A sample of local governments across New York reported $1.34 billion in actual and anticipated spending on capital projects over a 10-year period, with about 55% of the total in response to climate-related hazards such as increased flooding and storm damage, according to a report released today by State Comptroller Thomas P. DiNapoli.
“Climate change poses significant threats to communities in New York. Concerns are growing about severe heat waves and droughts, more frequent and destructive storms, and flooding and rising sea levels that threaten both coastal and inland communities,” DiNapoli said. “Local governments are shouldering much of the financial burden of climate change as they maintain important infrastructure such as roadways, drinking water systems and sewers. Local officials will increasingly need to assess the need for additional climate actions, plan for these higher costs, and communicate these challenges to stakeholders at the state and local levels.”
In 2022, DiNapoli’s office conducted a voluntary survey of the 353 localities outside New York City that had registered to take part in Climate Smart Communities, a state program addressing climate change. The survey asked respondents to assess their actual spending over the prior five years and anticipated spending over the next five on modifications to buildings, roads, bridges and other critical infrastructure associated with climate change. The office also received information from New York City to get a broad sense of its spending on similar projects.
Representing just a fraction of New York’s municipalities, 95 communities outside New York City responded. They estimated that $737 million would be spent over the 10-year period in response to climate change, with flooding and increased storm activity far outweighing other issues. Respondents reported that they funded or anticipate shouldering a majority of these costs locally (about 52%), with grants or other aid from state and federal sources accounting for the remainder.
Of the respondents, 77 reported that they had undertaken or planned projects to adapt their infrastructure and natural systems to climate change.
Common Actions Among Local Communities
The survey asked for information on projects in ten categories. The most commonly reported actions were:
- Planting trees or other vegetation (46 respondents reported projects in this category);
- Enlarging culverts (44);
- Rebuilding or retrofitting critical infrastructure other than buildings (42); and
- Retrofitting municipal buildings (41).
Some of the larger cities, towns and villages surveyed reported undertaking comprehensive tree inventory and management plans, including the cities of Albany and Syracuse and towns of Bethlehem and East Rockaway. A few municipalities have also established tree committees.

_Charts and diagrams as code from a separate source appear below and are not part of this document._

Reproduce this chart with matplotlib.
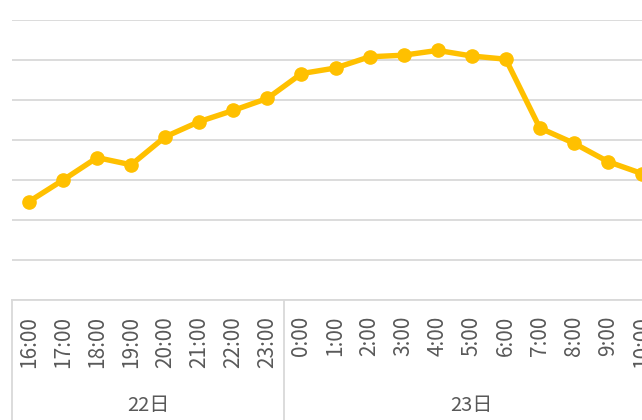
import matplotlib
matplotlib.use("Agg")
import matplotlib.pyplot as plt
import matplotlib.transforms as mtransforms

plt.rcParams['font.family'] = ['Noto Sans CJK JP', 'DejaVu Sans']

hours = ["16:00", "17:00", "18:00", "19:00", "20:00", "21:00", "22:00", "23:00",
         "0:00", "1:00", "2:00", "3:00", "4:00", "5:00", "6:00", "7:00", "8:00", "9:00", "10:00"]
values = [12.3, 15.0, 17.8, 16.9, 20.4, 22.3, 23.7, 25.2,
          28.3, 29.0, 30.4, 30.6, 31.2, 30.5, 30.1, 21.5, 19.6, 17.3, 15.8]
days = ["22日", "23日"]
day_counts = [8, 11]

W, H = 642, 420
fig = plt.figure(figsize=(W / 100, H / 100), dpi=100)
ax = fig.add_axes([12 / W, 120 / H, 647 / W, 280 / H])

x = list(range(len(values)))
ax.plot(x, values, color="#FFC000", lw=3.9, marker="o", ms=9.5, zorder=3, clip_on=False)

ax.set_xlim(-0.5, len(values) - 0.5)
ax.set_ylim(0, 35)
ax.set_yticks(range(0, 36, 5))
ax.yaxis.grid(True, color="#D9D9D9", lw=1.3)
ax.set_axisbelow(True)
for s in ["top", "left", "right"]:
    ax.spines[s].set_visible(False)
ax.spines["bottom"].set_color("#D9D9D9")
ax.spines["bottom"].set_linewidth(1.3)
ax.tick_params(axis="y", length=0, labelleft=False)
ax.set_xticks(x)
ax.set_xticklabels(hours, rotation=90, fontsize=15, color="#595959")
ax.tick_params(axis="x", length=0, pad=11.5)

trans = mtransforms.blended_transform_factory(ax.transData, ax.transAxes)
bottom = -125 / 280
start = -0.5
ax.plot([start, start], [0, bottom], transform=trans, color="#D9D9D9", lw=1.3, clip_on=False)
for d, n in zip(days, day_counts):
    end = start + n
    ax.plot([end, end], [0, bottom], transform=trans, color="#D9D9D9", lw=1.3, clip_on=False)
    ax.text((start + end) / 2, -105 / 280, d, transform=trans, ha="center", va="center",
            fontsize=14.5, color="#595959")
    start = end

fig.savefig("out.png", dpi=100)
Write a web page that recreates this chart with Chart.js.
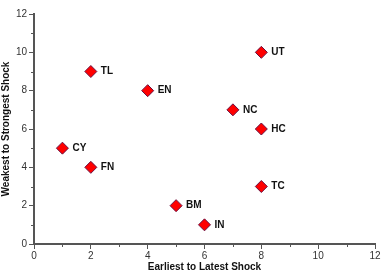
<!DOCTYPE html>
<html><head><meta charset="utf-8">
<script src="https://cdn.jsdelivr.net/npm/chart.js@4/dist/chart.umd.min.js"></script>
<style>html,body{margin:0;padding:0;background:#fff}#wrap{width:382px;height:273px}</style>
</head><body><div id="wrap"><canvas id="c"></canvas></div>
<script>
const labels = ["TL","EN","UT","NC","HC","CY","FN","TC","BM","IN"];
const xValues = [2,4,8,7,8,1,2,8,5,6];
const yValues = [9,8,10,7,6,5,4,3,2,1];
const axisMin = 0, axisMax = 12;

const pts = xValues.map((x,i)=>({x:x,y:yValues[i]}));

const extras = {
  id:'extras',
  afterDatasetsDraw(chart){
    const ctx = chart.ctx;
    const xs = chart.scales.x, ys = chart.scales.y;
    ctx.save();
    ctx.strokeStyle = '#555';
    ctx.lineWidth = 1;
    // minor ticks
    for(let v=axisMin+1; v<axisMax; v+=2){
      const px = Math.round(xs.getPixelForValue(v))+0.5;
      ctx.beginPath(); ctx.moveTo(px, ys.bottom); ctx.lineTo(px, ys.bottom+3); ctx.stroke();
      const py = Math.round(ys.getPixelForValue(v))+0.5;
      ctx.beginPath(); ctx.moveTo(xs.left, py); ctx.lineTo(xs.left-3, py); ctx.stroke();
    }
    // point labels
    ctx.fillStyle = '#111';
    ctx.font = 'bold 10px "Liberation Sans", Arial, sans-serif';
    ctx.textBaseline = 'middle';
    ctx.textAlign = 'left';
    const meta = chart.getDatasetMeta(0);
    meta.data.forEach((el,i)=>{
      ctx.fillText(labels[i], el.x+10, el.y);
    });
    ctx.restore();
  }
};

new Chart(document.getElementById('c'), {
  type:'scatter',
  data:{datasets:[{
    data:pts,
    pointStyle:'rectRot',
    pointRadius:6,
    pointHoverRadius:6,
    backgroundColor:'#ff0000',
    borderColor:'#6a1040',
    borderWidth:1
  }]},
  options:{
    responsive:true, maintainAspectRatio:false, animation:false,
    layout:{padding:{top:14,right:6,left:0,bottom:0}},
    plugins:{legend:{display:false}, tooltip:{enabled:false}},
    scales:{
      x:{
        type:'linear', min:axisMin, max:axisMax,
        afterFit(s){ s.height = 29; },
        ticks:{stepSize:2, color:'#333', padding:1, font:{size:10, family:'"Liberation Sans", Arial, sans-serif'}},
        grid:{display:true, drawOnChartArea:false, drawTicks:true, tickLength:5, color:'#555', tickColor:'#555'},
        border:{display:true, color:'#555', width:2},
        title:{display:true, text:'Earliest to Latest Shock', color:'#111', padding:{top:0,bottom:0},
          font:{size:10, weight:'bold', family:'"Liberation Sans", Arial, sans-serif'}}
      },
      y:{
        type:'linear', min:axisMin, max:axisMax,
        afterFit(s){ s.width = 34; },
        ticks:{stepSize:2, color:'#333', padding:2, font:{size:10, family:'"Liberation Sans", Arial, sans-serif'}},
        grid:{display:true, drawOnChartArea:false, drawTicks:true, tickLength:5, color:'#555', tickColor:'#555'},
        border:{display:true, color:'#555', width:2},
        title:{display:true, text:'Weakest to Strongest Shock', color:'#111', padding:{top:0,bottom:2},
          font:{size:10, weight:'bold', family:'"Liberation Sans", Arial, sans-serif'}}
      }
    }
  },
  plugins:[extras]
});
</script></body></html>
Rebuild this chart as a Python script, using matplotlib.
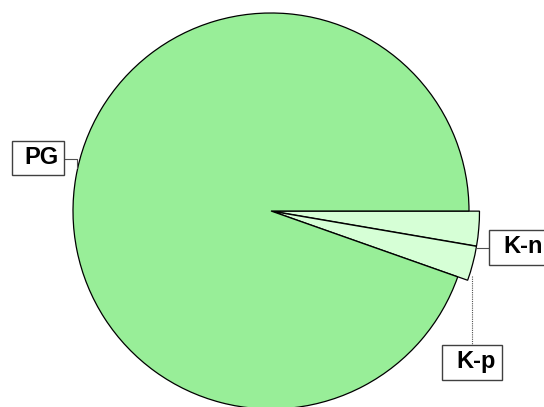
import matplotlib
matplotlib.use('Agg')
import matplotlib.pyplot as plt
from matplotlib.patches import Rectangle

# slice shares (percent)
labels = ['K-n', 'K-p', 'PG']
values = [2.7, 2.7, 94.6]
colors = ['#d6ffd6', '#d6ffd6', '#98ee98']

# pixel geometry of the reference: centre (271, 211), radius 198
W, H = 544, 407
cx, cy, R = 271, 211, 198.0

def px(x, y):
    # pixel position -> data units (radius 1)
    return (x - cx) / R, (cy - y) / R

fig = plt.figure(figsize=(W / 100, H / 100), dpi=100)
ax = fig.add_axes([0, 0, 1, 1])

wedges, _ = ax.pie(values, colors=colors, startangle=0, counterclock=False,
                   explode=[0.008, 0.008, 0],
                   wedgeprops=dict(edgecolor='black', linewidth=0.9))
# the two small slices stick out a little past the big one
for w in wedges[:2]:
    w.set_radius(1.045)

ax.set_aspect('auto')
x0, y1 = px(0, 0)
x1, y0 = px(W, H)
ax.set_xlim(x0, x1)
ax.set_ylim(y0, y1)
ax.axis('off')

font = dict(family='Liberation Sans', fontsize=17, fontweight='bold',
            ha='center', va='baseline')

# label boxes (left, top, right, bottom in px) and leader lines
boxes = {'PG': (12, 141, 64, 175), 'K-n': (489, 230, 549, 265), 'K-p': (442, 345, 502, 380)}
leaders = {
    'PG': [(64, 159), (77, 159), (77, 168)],
    'K-n': [(477, 248), (489, 248)],
    'K-p': [(471.5, 276), (471.5, 345)],
}
for name in labels:
    pts = [px(*p) for p in leaders[name]]
    ax.plot([p[0] for p in pts], [p[1] for p in pts], color='#505050',
            linewidth=0.8, linestyle=(0, (1, 1)) if name == 'K-p' else '-', zorder=1)
    l, t, r, b = boxes[name]
    bl = px(l, b)
    tr = px(r, t)
    ax.add_patch(Rectangle(bl, tr[0] - bl[0], tr[1] - bl[1], facecolor='white',
                           edgecolor='#404040', linewidth=1.0, zorder=4, clip_on=False))
    tx, ty = px((l + r) / 2 + 4, t + 23)
    ax.text(tx, ty, name, zorder=5, **font)

fig.savefig('out.png', dpi=100)
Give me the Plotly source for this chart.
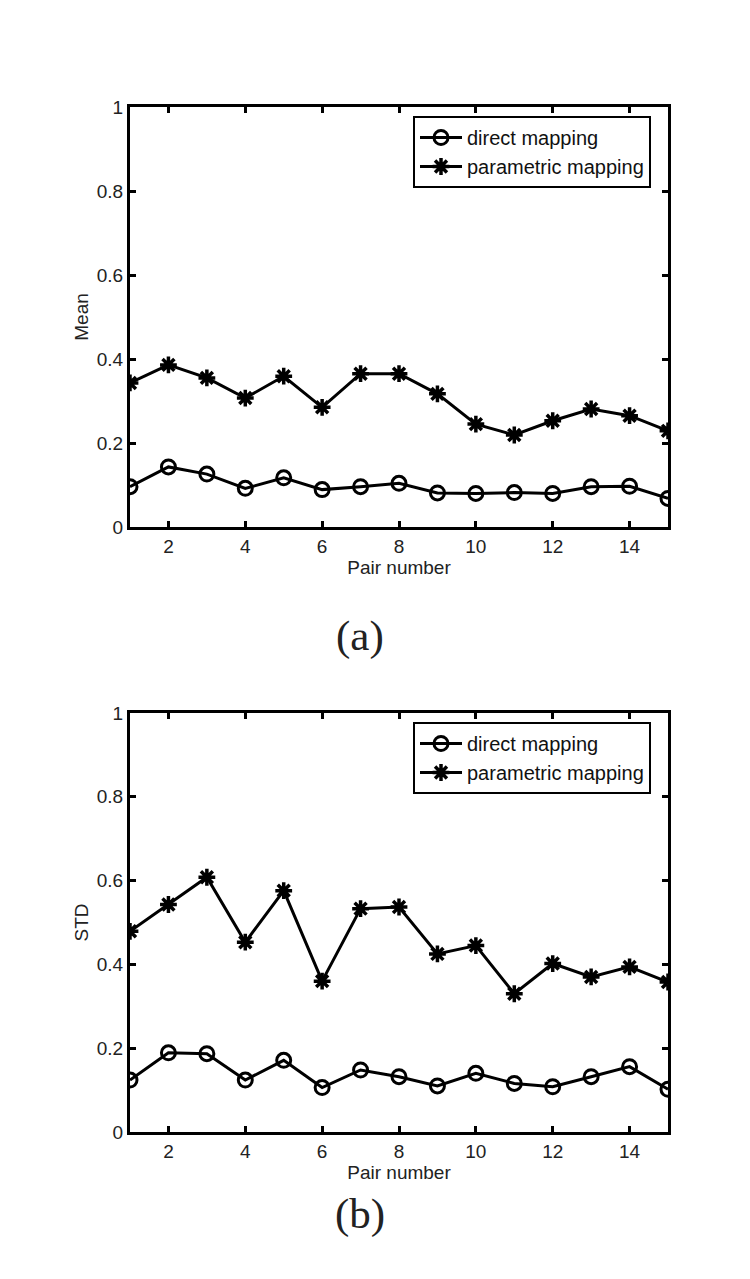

A third of the survey’s respondents included retrofitting, or otherwise making changes to, municipal buildings and critical infrastructure to adapt to climate change. It also included the more drastic and less commonly reported relocation or demolition of any of those structures.
The most common type of retrofitting project reported was installing emergency power generators at a central business location such as a town or village hall to combat power outages attributed to increasingly severe storms.
The most expensive projects involved retrofitting or rebuilding infrastructure other than municipal buildings, such as wastewater or drinking water facilities. Officials said nearly the entire Binghamton-Johnson City Joint Sewage Treatment Plant Rehabilitation Project was the direct result of storms and flooding exacerbated by climate change.
The estimated cost of all such projects totaled $632 million, $401 million (64%) of which was attributed to climate change adaptation. The local cost of these totaled $368 million, with $235 million attributed to climate change.
DiNapoli’s office conducted a separate review of New York City's budget to gauge the costs of projects related to climate change.
New York City Spending Billions on Resiliency Projects
The analysis found that the city’s capital commitment plan for city fiscal year (FY) 2023 alone included $829 million for projects that could be considered full adaptation and resilience and another $1.3 billion that were partially for these purposes The plan showed commitments for adaptation and resilience (including those either fully or partially for this purpose) averaging more than $1.8 billion, or 9.7%, of average annual commitments for all capital projects for FY 2023 through FY 2026. The biggest cost drivers were sewer projects ($2.3 billion over the four years), water pollution control ($1.8 billion) and the broad category of resiliency, technology and equipment ($1.6 billion).
The city could spend billions more on projects categorized as “potential for adaptation and resilience.”